If you are interested in a Masters or PhD, and want me as a supervisor, please contact me at donald.derrick at canterbury.ac.nz
Admittance into either program requires the pre-requisite degree and grades, as well as a very basic proposal and direct communication with your intended supervisor. We talk, and decide if coming here is mutually beneficial. I am particularly interested in students who want to study multisensory speech perception and production, or students who want to do instrumental/laboratory phonetics/phonology. I’m an expert in Ultrasound Imaging of the Tongue, Electro-magnetic Articulometry, and air flow analysis. I’d also be interested in researchers who’d like to gamify research, in particular in speech production, perception, or therapy.

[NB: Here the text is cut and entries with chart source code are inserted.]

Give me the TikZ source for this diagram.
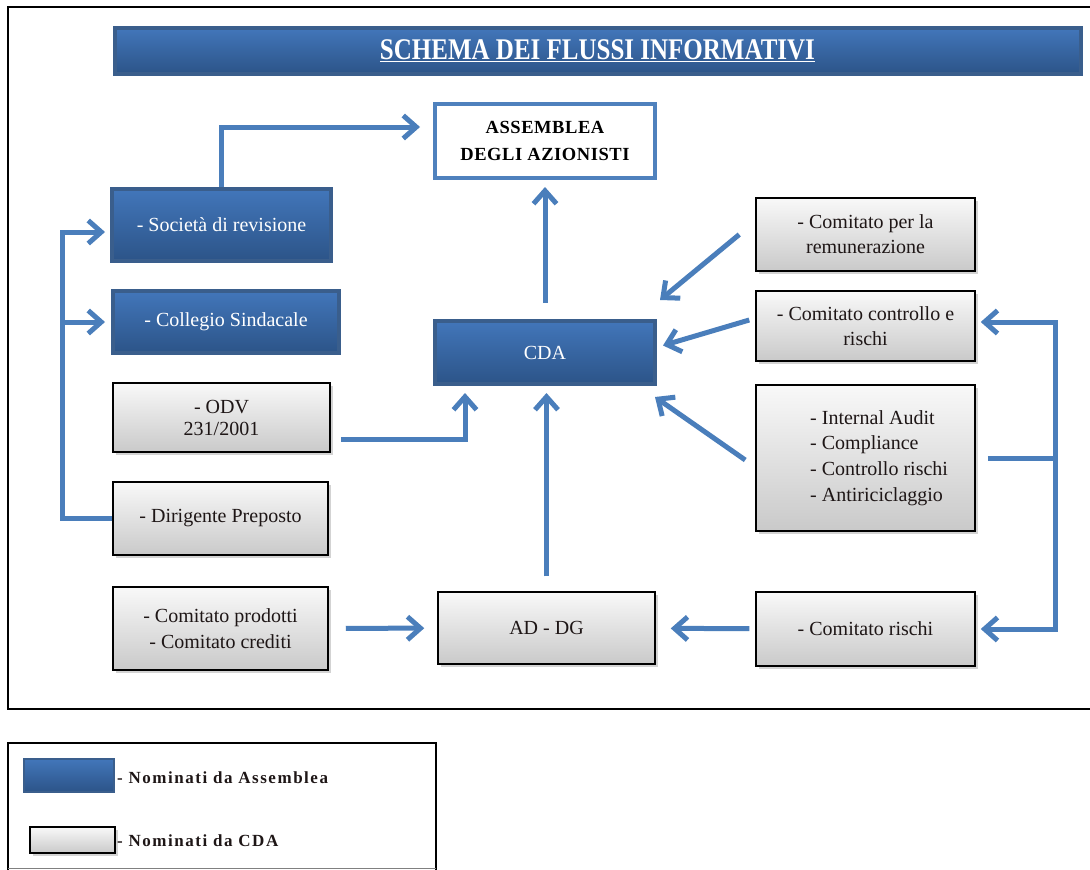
\documentclass[tikz,border=0pt]{standalone}
\usepackage{graphicx}
\usepackage{fontspec}
\setmainfont{Liberation Serif}
\newfontfamily\legendfont[LetterSpace=9]{Liberation Serif}
\newfontfamily\assemfont[LetterSpace=3]{Liberation Serif}
\usetikzlibrary{arrows.meta,shadows}
\definecolor{bluerim}{RGB}{58,94,140}
\definecolor{bluetop}{RGB}{66,118,186}
\definecolor{bluebot}{RGB}{44,84,136}
\definecolor{flowblue}{RGB}{74,126,187}
\definecolor{assemrim}{RGB}{79,129,189}
\definecolor{txtdark}{RGB}{30,22,22}
\begin{document}
\begin{tikzpicture}[x=1pt,y=-1pt]
	\tikzset{
	blubox/.style={draw=bluerim, line width=4pt, top color=bluetop, bottom color=bluebot, text=white, inner sep=0pt, align=center, font=\fontsize{20}{25}\selectfont},
	grybox/.style={draw=black, line width=1.5pt, top color=gray!5, bottom color=gray!42, drop shadow={opacity=.35, shadow xshift=3pt, shadow yshift=-3pt}, inner sep=0pt, text=txtdark, align=center, font=\fontsize{20}{25}\selectfont},
	flow/.style={draw=flowblue, line width=5pt, -{Straight Barb[length=13pt,width=23pt]}},
	frame/.style={draw=black, line width=2.5pt}
}
\useasboundingbox (0,0) rectangle (1090,870);

\draw[frame] (1090,7) -- (8,7) -- (8,709) -- (1090,709);
\draw[frame] (8,870) -- (8,743) -- (436,743) -- (436,870);
\draw[gray, line width=1pt] (8,868) -- (436,868);

\node[blubox, minimum width=966pt, minimum height=46pt, font=\fontsize{25}{28}\bfseries] (ttl) at (597.5,51)
	{\scalebox{1}[1.2]{\underline{SCHEMA DEI FLUSSI INFORMATIVI}}};

\node[draw=assemrim, line width=4pt, fill=white, minimum width=220pt, minimum height=74pt, align=center, font=\fontsize{18.5}{27}\assemfont\bfseries] (assem) at (545,141)
	{ASSEMBLEA\\DEGLI AZIONISTI};

\node[blubox, minimum width=219pt, minimum height=72pt] (soc) at (221.5,225) {- Società di revisione};
\node[blubox, minimum width=226pt, minimum height=62pt] (coll) at (226,322) {- Collegio Sindacale};
\node[grybox, minimum width=217pt, minimum height=69pt, font=\fontsize{20}{22}\selectfont] (odv) at (221.5,417.5) {- ODV\\231/2001};
\node[grybox, minimum width=215pt, minimum height=73pt] (dir) at (220.5,518.5) {- Dirigente Preposto};
\node[grybox, minimum width=215pt, minimum height=83pt, font=\fontsize{20}{26}\selectfont] (prod) at (220.5,628.5) {- Comitato prodotti\\- Comitato crediti};

\node[blubox, minimum width=220pt, minimum height=63pt] (cda) at (545,352.5) {CDA};
\node[grybox, minimum width=217pt, minimum height=72pt] (addg) at (546.5,628) {AD - DG};

\node[grybox, minimum width=219pt, minimum height=73pt] (remun) at (865.5,234.5) {- Comitato per la\\remunerazione};
\node[grybox, minimum width=219pt, minimum height=70pt] (ctrl) at (865.5,326) {- Comitato controllo e\\rischi};
\node[grybox, minimum width=219pt, minimum height=146pt] (audit) at (865.5,458) {};
\node[align=left, anchor=west, inner sep=0pt, text=txtdark, font=\fontsize{20}{25.7}\selectfont] (audittxt) at (810,458)
	{- Internal Audit\\- Compliance\\- Controllo rischi\\- Antiriciclaggio};
\node[grybox, minimum width=219pt, minimum height=74pt] (rischi) at (865.5,629) {- Comitato rischi};

\coordinate (lbus) at (62,0);
\coordinate (rbus) at (1055,0);

\draw[flow] (soc.north) |- ([xshift=-13pt,yshift=14pt]assem.west);
\draw[flow, shorten <=16pt, shorten >=7pt] (cda.north) -- (cda.north |- assem.south);
\draw[flow] (dir.west) -- (dir.west -| lbus) |- ([xshift=-5pt,yshift=-7pt]soc.west);
\draw[flow] (coll.west -| lbus) -- ([xshift=-6pt]coll.west);
\draw[flow] ([xshift=10pt,yshift=-22pt]odv.east) -| ([xshift=-80pt,yshift=-7pt]cda.south);
\draw[flow, shorten <=15pt, shorten >=7pt] (addg.north) -- (addg.north |- cda.south);
\draw[flow] ([xshift=-16pt]remun.west) -- ([xshift=3pt,yshift=19pt]cda.north east);
\draw[flow] ([xshift=-6pt,yshift=6pt]ctrl.west) -- ([xshift=6pt,yshift=7pt]cda.east);
\draw[flow] ([xshift=-10pt,yshift=-2pt]audit.west) -- ([xshift=-2pt,yshift=-11pt]cda.south east);
\draw[flow] ([xshift=12pt]audit.east) -- (audit.east -| rbus) |- ([xshift=5pt,yshift=4pt]ctrl.east);
\draw[flow] (audit.east -| rbus) |- ([xshift=5pt]rischi.east);
\draw[flow, shorten <=6pt, shorten >=15pt] (rischi) -- (addg);
\draw[flow, shorten <=17pt, shorten >=13pt] (prod) -- (addg);

\node[blubox, line width=2.5pt, minimum width=90pt, minimum height=33pt] (keyblu) at (69,775.5) {};
\node[anchor=west, inner sep=0pt, text=txtdark, font=\fontsize{17}{19}\legendfont\bfseries] (keybluetxt) at (117,778) {- Nominati da Assemblea};
\node[grybox, minimum width=85pt, minimum height=26pt] (keygry) at (72.5,840) {};
\node[anchor=west, inner sep=0pt, text=txtdark, font=\fontsize{17}{19}\legendfont\bfseries] (keygrytxt) at (117,841) {- Nominati da CDA};
\end{tikzpicture}
\end{document}
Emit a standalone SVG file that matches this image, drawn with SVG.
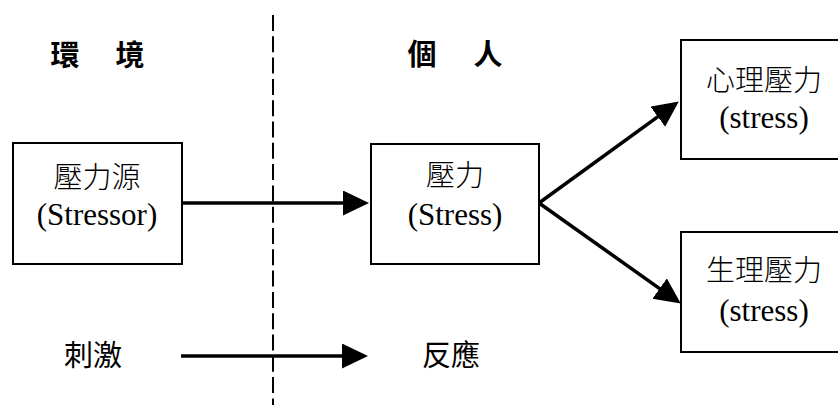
<svg xmlns="http://www.w3.org/2000/svg" width="838" height="405" viewBox="0 0 838 405">
<style>
.box{fill:#fff;stroke:#000;stroke-width:2}
.t{font-family:"Noto Sans CJK TC","Noto Sans CJK SC",serif;font-size:29px;font-weight:300;fill:#000;text-anchor:middle}
.e{font-family:"Liberation Serif","Times New Roman",serif;font-size:31px;fill:#000;text-anchor:middle}
.h{font-family:"Noto Sans CJK TC","Noto Sans CJK SC",sans-serif;font-size:29px;font-weight:700;fill:#000;text-anchor:middle}
.l{font-family:"Noto Sans CJK TC","Noto Sans CJK SC",sans-serif;font-size:29px;fill:#000;text-anchor:middle}
.arr{stroke:#000;stroke-width:3.5;fill:none}
</style>
<defs>
<marker id="ah" markerUnits="userSpaceOnUse" markerWidth="26" markerHeight="26" viewBox="0 0 26 26" refX="13" refY="12.5" orient="auto">
<path d="M0,0 L26,12.5 L0,25 z" fill="#000"/>
</marker>
</defs>
<rect width="838" height="405" fill="#fff"/>
<line x1="273" y1="15" x2="273" y2="405" stroke="#000" stroke-width="2" stroke-dasharray="16,5.3"/>
<g id="header-env">
<text class="h" x="65" y="66">環</text>
<text class="h" x="130" y="66">境</text>
</g>
<g id="header-ind">
<text class="h" x="422" y="65">個</text>
<text class="h" x="488" y="65">人</text>
</g>
<g id="stressor">
<rect class="box" x="13" y="143" width="169" height="121"/>
<text class="t" x="97" y="188">壓力源</text>
<text class="e" x="97" y="225">(Stressor)</text>
</g>
<g id="stress">
<rect class="box" x="371" y="144" width="168" height="120"/>
<text class="t" x="455" y="186">壓力</text>
<text class="e" x="455" y="225">(Stress)</text>
</g>
<g id="psych">
<rect class="box" x="681" y="40" width="170" height="119"/>
<text class="t" x="764" y="91">心理壓力</text>
<text class="e" x="764" y="128">(stress)</text>
</g>
<g id="phys">
<rect class="box" x="681" y="232" width="170" height="120"/>
<text class="t" x="764" y="281">生理壓力</text>
<text class="e" x="764" y="321">(stress)</text>
</g>
<g id="stimulus"><text class="l" x="93" y="366">刺激</text></g>
<g id="response"><text class="l" x="451" y="366">反應</text></g>
<g id="connectors">
<line class="arr" x1="182" y1="203" x2="356" y2="203" marker-end="url(#ah)"/>
<line class="arr" x1="539" y1="203" x2="668.3" y2="109.1" marker-end="url(#ah)"/>
<line class="arr" x1="539" y1="203" x2="670.2" y2="296.1" marker-end="url(#ah)"/>
<line class="arr" x1="181" y1="356" x2="355" y2="356" marker-end="url(#ah)"/>
</g>
</svg>
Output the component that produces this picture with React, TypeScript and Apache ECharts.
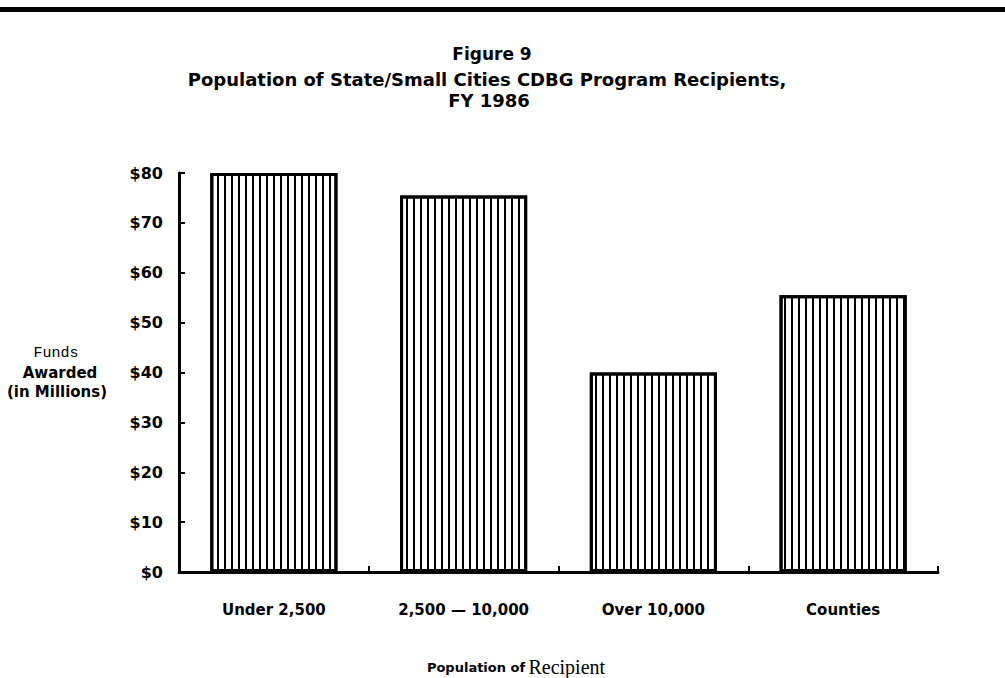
import React, { useEffect, useRef } from "react";
import * as echarts from "echarts";

const categories = ["Under 2,500", "2,500 — 10,000", "Over 10,000", "Counties"];
const funds = [80, 75.5, 40, 55.5];
const yTicks = [0, 10, 20, 30, 40, 50, 60, 70, 80];
const titleLines = ["Figure 9", "Population of State/Small Cities CDBG Program Recipients,", "FY 1986"];

export default function App() {
  const ref = useRef<HTMLDivElement>(null);
  useEffect(() => {
    document.body.style.margin = "0";
    const chart = echarts.init(ref.current!, null, { renderer: "svg" });
    const sans = "DejaVu Sans";
    chart.setOption({
      animation: false,
      backgroundColor: "#fff",
      grid: { left: 179, right: 67, top: 173, bottom: 106 },
      graphic: [
        { type: "rect", shape: { x: 0, y: 7, width: 1005, height: 5 }, style: { fill: "#000" } },
        { type: "text", x: 492, y: 54, style: { text: titleLines[0], font: `bold 17px "${sans}"`, fill: "#000", align: "center", verticalAlign: "middle" } },
        { type: "text", x: 487, y: 79, style: { text: titleLines[1], font: `bold 18px "${sans}"`, fill: "#000", align: "center", verticalAlign: "middle" } },
        { type: "text", x: 489, y: 100, style: { text: titleLines[2], font: `bold 18px "${sans}"`, fill: "#000", align: "center", verticalAlign: "middle" } },
        { type: "text", x: 56, y: 353, style: { text: "Funds", font: `15px "Liberation Mono"`, fill: "#000", align: "center", verticalAlign: "middle" } },
        { type: "text", x: 60, y: 373, style: { text: "Awarded", font: `bold 15px "${sans}"`, fill: "#000", align: "center", verticalAlign: "middle" } },
        { type: "text", x: 57, y: 392, style: { text: "(in Millions)", font: `bold 15px "${sans}"`, fill: "#000", align: "center", verticalAlign: "middle" } },
        {
          type: "text", x: 516, y: 667,
          style: {
            text: "{a|Population of} {b|Recipient}",
            rich: {
              a: { font: `bold 13px "${sans}"`, fill: "#000" },
              b: { font: `20px "Liberation Serif"`, fill: "#000" },
            },
            align: "center",
            verticalAlign: "middle",
          },
        },
      ],
      xAxis: {
        type: "category",
        data: categories,
        axisLine: { lineStyle: { color: "#000", width: 3 } },
        axisTick: { show: true, inside: true, length: 6, lineStyle: { color: "#000", width: 2 } },
        axisLabel: { color: "#000", fontFamily: sans, fontWeight: "bold", fontSize: 15, margin: 30 },
      },
      yAxis: {
        type: "value",
        min: 0,
        max: 80,
        interval: 10,
        splitLine: { show: false },
        axisLine: { show: true, lineStyle: { color: "#000", width: 3 } },
        axisTick: { show: true, inside: true, length: 6, lineStyle: { color: "#000", width: 2 } },
        axisLabel: {
          color: "#000", fontFamily: sans, fontWeight: "bold", fontSize: 16, margin: 16,
          formatter: (v: number) => (yTicks.includes(v) ? "$" + v : ""),
        },
      },
      series: [
        {
          type: "bar",
          data: funds,
          barCategoryGap: "33%",
          itemStyle: {
            color: "#fff",
            borderColor: "#000",
            borderWidth: 3,
            decal: {
              symbol: "rect",
              symbolSize: 1,
              color: "#000",
              backgroundColor: "#fff",
              dashArrayX: [2, 4.5],
              dashArrayY: [4, 0],
              rotation: 0,
            },
          },
        },
      ],
    });
    return () => chart.dispose();
  }, []);
  return <div ref={ref} style={{ position: "fixed", left: 0, top: 0, width: 1005, height: 678 }} />;
}
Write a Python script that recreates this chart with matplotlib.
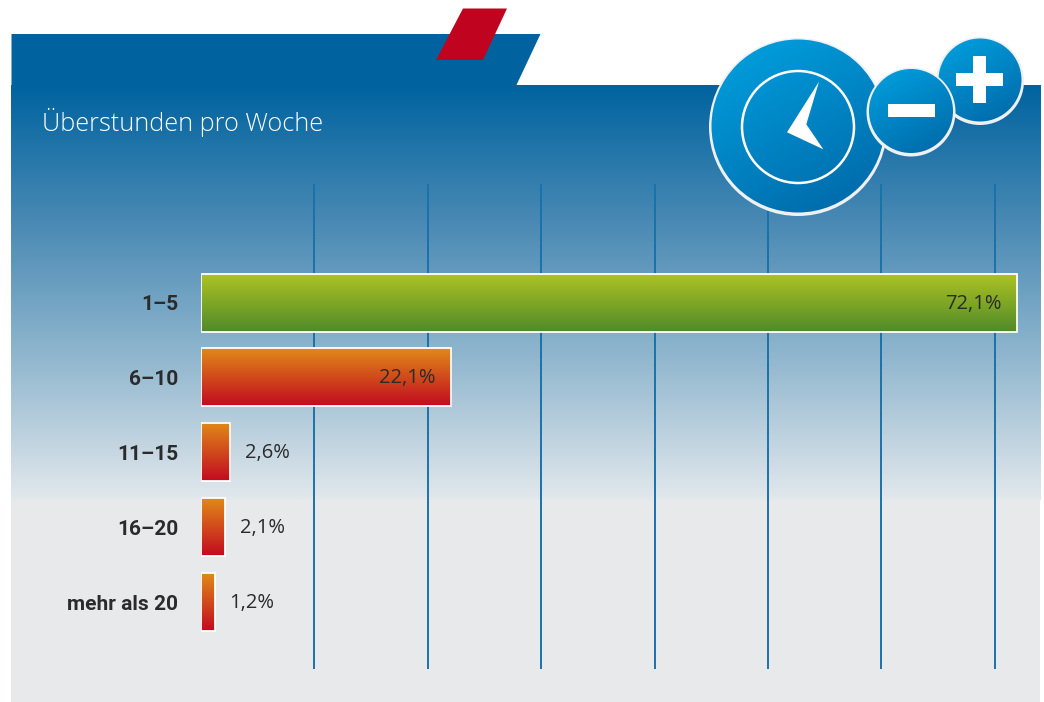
import matplotlib
matplotlib.use("Agg")
import matplotlib.pyplot as plt
from matplotlib.colors import LinearSegmentedColormap
from matplotlib.patches import Circle, Polygon, Rectangle
import numpy as np

title = "Überstunden pro Woche"
categories = ["1–5", "6–10", "11–15", "16–20", "mehr als 20"]
values = [72.1, 22.1, 2.6, 2.1, 1.2]
value_labels = ["72,1%", "22,1%", "2,6%", "2,1%", "1,2%"]
grid_ticks = [9.98, 20.04, 30.04, 40.08, 50.09, 60.07, 70.14]

plt.rcParams['font.family'] = ['Roboto', 'DejaVu Sans']
W, H = 1044, 702
TEXT = '#2b2b2b'

fig = plt.figure(figsize=(W / 100, H / 100), dpi=100, facecolor='white')


def pixel_axes(zorder):
    a = fig.add_axes([0, 0, 1, 1], zorder=zorder)
    a.set_xlim(0, W)
    a.set_ylim(H, 0)
    a.axis('off')
    a.patch.set_alpha(0)
    return a


def vgrad(a, cmap, x0, x1, y0, y1, zorder=1):
    g = np.linspace(0, 1, 256).reshape(-1, 1)
    return a.imshow(g, cmap=cmap, extent=(x0, x1, y1, y0), aspect='auto', zorder=zorder, interpolation='bilinear')


def badge(a, cx, cy, r, zorder):
    # runder Button mit diagonalem Verlauf, heller Rand unten etwas breiter
    a.add_patch(Circle((cx, cy), r, fc='#eef0f2', ec='none', zorder=zorder))
    inner = Circle((cx, cy - 1), r - 2.5, fc='none', ec='none', zorder=zorder)
    a.add_patch(inner)
    xx, yy = np.meshgrid(np.linspace(0, 1, 128), np.linspace(0, 1, 128))
    im = a.imshow(xx * 0.35 + yy * 0.65, cmap=badge_cmap, extent=(cx - r, cx + r, cy + r, cy - r),
                  aspect='auto', zorder=zorder + 0.1)
    im.set_clip_path(inner)


bg_cmap = LinearSegmentedColormap.from_list('bg', ['#00639f', '#4a8ab4', '#93b8cf', '#e2e8ec'])
green_cmap = LinearSegmentedColormap.from_list('green', ['#aec322', '#4f8a2a'])
red_cmap = LinearSegmentedColormap.from_list('red', ['#e08a18', '#c20a20'])
badge_cmap = LinearSegmentedColormap.from_list('badge', ['#00a3e2', '#0064a4'])

# Hintergrund
bg = pixel_axes(0)
bg.add_patch(Rectangle((10.5, 85), 1029.5, 617, fc='#e7e9eb', ec='none', zorder=0))
vgrad(bg, bg_cmap, 10.5, 1040, 85, 500)
bg.add_patch(Polygon([(11.5, 34), (540.5, 34), (516, 86), (11.5, 86)], fc='#00639f', ec='none', zorder=2))
bg.add_patch(Polygon([(463, 8.5), (507, 8.5), (483, 60), (436, 60)], fc='#c00420', ec='none', zorder=3))
bg.text(42, 122, title, color='white', fontsize=18.2, fontweight='light', family=['Open Sans', 'DejaVu Sans'],
        va='center', ha='left', zorder=4)
bg.set_xlim(0, W)
bg.set_ylim(H, 0)

# Balken
left_px, top_px, bottom_px = 201, 184, 669
px_per_pct = 11.32
row_px = 74.9
first_px = 302.5
ax = fig.add_axes([left_px / W, (H - bottom_px) / H, (W - left_px) / W, (bottom_px - top_px) / H], zorder=1)
ax.patch.set_alpha(0)
for s in ax.spines.values():
    s.set_visible(False)
xlim = (0, (W - left_px) / px_per_pct)
ylim = ((bottom_px - first_px) / row_px, (top_px - first_px) / row_px)
y_pos = np.arange(len(categories))
ax.set_xticks(grid_ticks)
ax.set_yticks(y_pos)
ax.set_yticklabels(categories, fontsize=15, fontweight='bold', color=TEXT)
ax.tick_params(axis='x', length=0, labelbottom=False)
ax.tick_params(axis='y', length=0, pad=16.5)
ax.grid(axis='x', color='#1a72aa', linewidth=1.4, zorder=0)
ax.set_axisbelow(True)

bars = ax.barh(y_pos, values, height=58 / row_px, fc='none', ec='white', linewidth=1.3, zorder=3)
for i, b in enumerate(bars):
    cmap = green_cmap if i == 0 else red_cmap
    vgrad(ax, cmap, b.get_x(), b.get_x() + b.get_width(), b.get_y(), b.get_y() + b.get_height(), zorder=2)
    if values[i] > 10:
        ax.annotate(value_labels[i], (values[i], i), xytext=(-16, -1), textcoords='offset pixels', ha='right',
                    va='center', fontsize=14.5, family=['Open Sans', 'DejaVu Sans'], color=TEXT, zorder=4)
    else:
        ax.annotate(value_labels[i], (values[i], i), xytext=(15, -1), textcoords='offset pixels', ha='left',
                    va='center', fontsize=14.5, family=['Open Sans', 'DejaVu Sans'], color=TEXT, zorder=4)
ax.set_xlim(xlim)
ax.set_ylim(ylim)

# Symbole oben rechts
ic = pixel_axes(2)
badge(ic, 798, 127, 89, 1)
ic.add_patch(Circle((798, 127), 56, fc='none', ec='white', lw=1.8, zorder=2))
ic.add_patch(Polygon([(819, 81.7), (806.3, 124.3), (823.3, 149.3), (787, 132.3)], fc='white', ec='none', zorder=2))
badge(ic, 980, 81, 44, 3)
ic.add_patch(Rectangle((956, 73), 47, 13, fc='white', ec='none', zorder=4))
ic.add_patch(Rectangle((973, 56), 13, 47, fc='white', ec='none', zorder=4))
badge(ic, 911, 112, 44.5, 5)
ic.add_patch(Rectangle((888, 104), 47, 13, fc='white', ec='none', zorder=6))
ic.set_xlim(0, W)
ic.set_ylim(H, 0)

fig.savefig('out.png', dpi=100)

I especially want visionaries who want to do truly original research. I myself am trying to develop and flesh out an entire theory of true multi-sensory speech production and perception that includes speech air flow. Also, even a casual glance at my software list will show you I have substantial software development skills across many programming languages. I especially welcome scholars who have development experience, but absolutely require at minimum the will and aptitude to learn how to code statistical analyses and experimental setups. In return, I will work very hard for and with you – not just during your graduate studies, but in your transition to the career of your choice and beyond.
Now to the details: The University of Canterbury MA and PhD are by thesis only – students wanting a course component should consider the MLING program.
The best source of funding for a University of Canterbury PhD is the PhD scholarship. Please note that no matter where you come from, if your body is in New Zealand, you pay only the local fees. International fees only happen to people who aren’t from New Zealand, and aren’t currently living here.
From time to time I might have other sources of funding. If it is a formal call, you’ll see it advertised on Linguist List. Informally – not to be counted upon for economic survival, but common to research labs everywhere – there tends to be research assistantships available to those who are good at research and/or programming.